22. Forced the leftover Oilers to show their guts. “We were all very disappointed and mad and all the emotions you can imagine,” Messier said. “But the thing that resonated with us is that we had a big responsibility to each other as players to continue on. That responsibility continues on to the organization, even though we were mad at the owner, and to the fan base and the city. We had enough leadership and enough experience to galvanize together and say, ‘We just can’t quit. There are enough people counting on us.’ And, of course, we were able to win a championship two years later.”

23. Made future NHLers consider the Kings as a team worth joining. With all due respect to Marcel Dionne, the Kings were not a club players clamoured to join for the on-ice experience prior to The Trade. “You talk to Drew Doughty,” Robitaille told The Hockey News, “he’ll tell you he wanted to play for the Kings because he’d seen and heard about Gretzky.”

24. Multiplied the number of hockey-loving kids in Cali. “Kids who never would’ve had an opportunity to play hockey in the southern states now have rinks and youth programs.

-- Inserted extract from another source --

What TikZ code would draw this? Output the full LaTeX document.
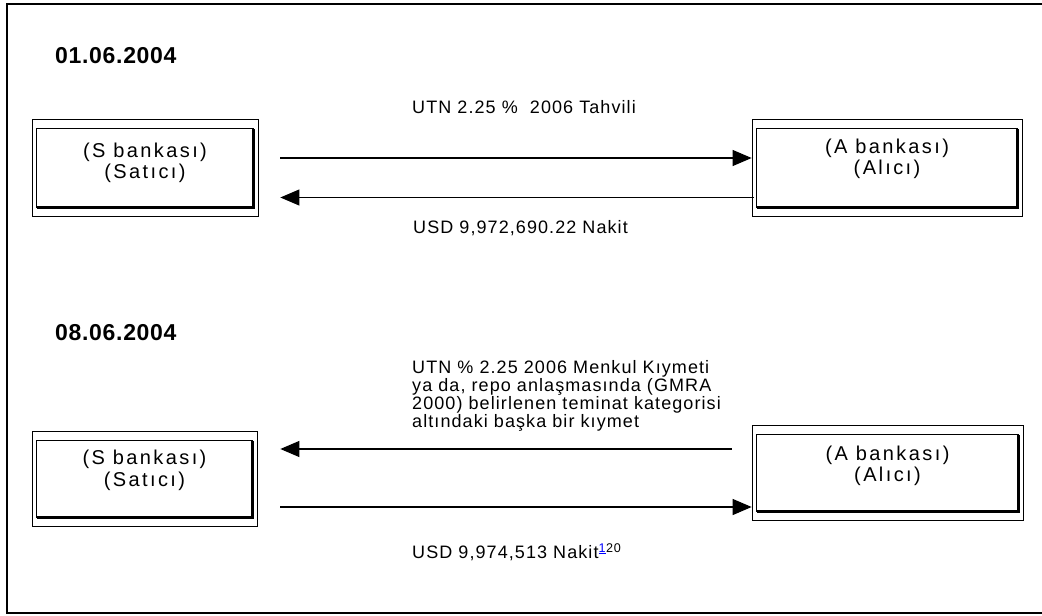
\documentclass[tikz,border=0pt]{standalone}
\usepackage{fontspec}
\setmainfont{Liberation Sans}
\newfontfamily\trackfont{Liberation Sans}[LetterSpace=6]
\newfontfamily\bankfont{Liberation Sans}[LetterSpace=12]
\newfontfamily\datefont{Liberation Sans}[LetterSpace=3]
\usetikzlibrary{positioning,arrows.meta}

\tikzset{
  outerbox/.style={draw,line width=0.7pt,inner sep=0pt},
  bankname/.style={font=\bankfont\fontsize{20}{21.5}\selectfont,align=center,inner sep=0pt},
  flow/.style={line width=1.1pt,-{Triangle[length=19pt,width=16pt]}},
  datelabel/.style={font=\datefont\bfseries\fontsize{23}{24}\selectfont,anchor=base west,inner sep=0pt},
  flowlabel/.style={font=\trackfont\fontsize{18}{16.3}\selectfont,anchor=base west,inner sep=0pt,align=left}
}

\begin{document}
\begin{tikzpicture}[x=1pt,y=-1pt]
\useasboundingbox (0,0) rectangle (1042,616);
\draw[line width=2.4pt] (1042,4) -- (7,4) -- (7,613) -- (1042,613);

% 01.06.2004
\node[datelabel] (date1) at (55,63) {01.06.2004};
\node[outerbox,minimum width=226pt,minimum height=97pt] (s1) at (145,167.5) {};
\node[outerbox,minimum width=270pt,minimum height=97pt] (a1) at (887,167.5) {};
\node[bankname] (s1name) at ([yshift=4.5pt]s1.center) {(S bankası)\\(Satıcı)};
\node[bankname] (a1name) at ([yshift=8.5pt]a1.center) {(A bankası)\\(Alıcı)};
\node[flowlabel] (bond1) at (412,113.5) {UTN 2.25 \%~~2006 Tahvili};
\node[flowlabel] (cash1) at (413,233.5) {USD 9,972,690.22 Nakit};
\draw[flow] ([xshift=22pt,yshift=9.5pt]s1.east) -- ([yshift=9.5pt]a1.west);
\draw[flow] ([xshift=2pt,yshift=-30pt]a1.west) -- ([xshift=22pt,yshift=-30pt]s1.east);

% 08.06.2004
\node[datelabel] (date2) at (55,340) {08.06.2004};
\node[outerbox,minimum width=225pt,minimum height=95pt] (s2) at (144.5,478.5) {};
\node[outerbox,minimum width=271pt,minimum height=95pt] (a2) at (887.5,472.5) {};
\node[bankname] (s2name) at ([yshift=8pt]s2.center) {(S bankası)\\(Satıcı)};
\node[bankname] (a2name) at ([yshift=6.5pt]a2.center) {(A bankası)\\(Alıcı)};
\node[flowlabel,anchor=north west] (bond2) at (412,360.5) {UTN \% 2.25 2006 Menkul Kıymeti\\ya da, repo anlaşmasında (GMRA\\2000) belirlenen teminat kategorisi\\altındaki başka bir kıymet};
\node[flowlabel] (cash2) at (412,558.5) {USD 9,974,513 Nakit\textsuperscript{\textcolor{blue}{\underline{1}}}\textsuperscript{20}};
\coordinate (bond2start) at ([xshift=-20pt,yshift=23.5pt]a2.west);
\draw[flow] (bond2start) -- ([xshift=23pt]s2.east |- bond2start);
\coordinate (cash2start) at ([xshift=23pt,yshift=-28.5pt]s2.east);
\draw[flow] (cash2start) -- (a2.west |- cash2start);

% inner frames with shadow
\foreach \b in {s1,a1,s2,a2} {
  \draw[line width=1.3pt] ([xshift=5pt,yshift=-10pt]\b.north west) rectangle ([xshift=-5pt,yshift=9pt]\b.south east);
  \draw[line width=2.6pt] ([xshift=5pt,yshift=9pt]\b.south west) -- ([xshift=-5pt,yshift=9pt]\b.south east) -- ([xshift=-5pt,yshift=-10pt]\b.north east);
}
\end{tikzpicture}
\end{document}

From a guy who’s been in hockey my whole life, how do you put a price tag on that?” Messier said. “The number of kids who have benefitted from Wayne going to L.A. is just incredible, and now we’re seeing kids getting drafted out of Anaheim and Long Beach and Culver City.” Four California kids were selected in the 2010 draft, for example, all of them products of the Los Angeles Jr. Kings Hockey Club. The Ducks have contributed $12 million into their minor hockey program since 2007, the same year Anaheim won the Cup.

25. Gave easily influenced young boys of California every reason to his poster on their bedroom walls.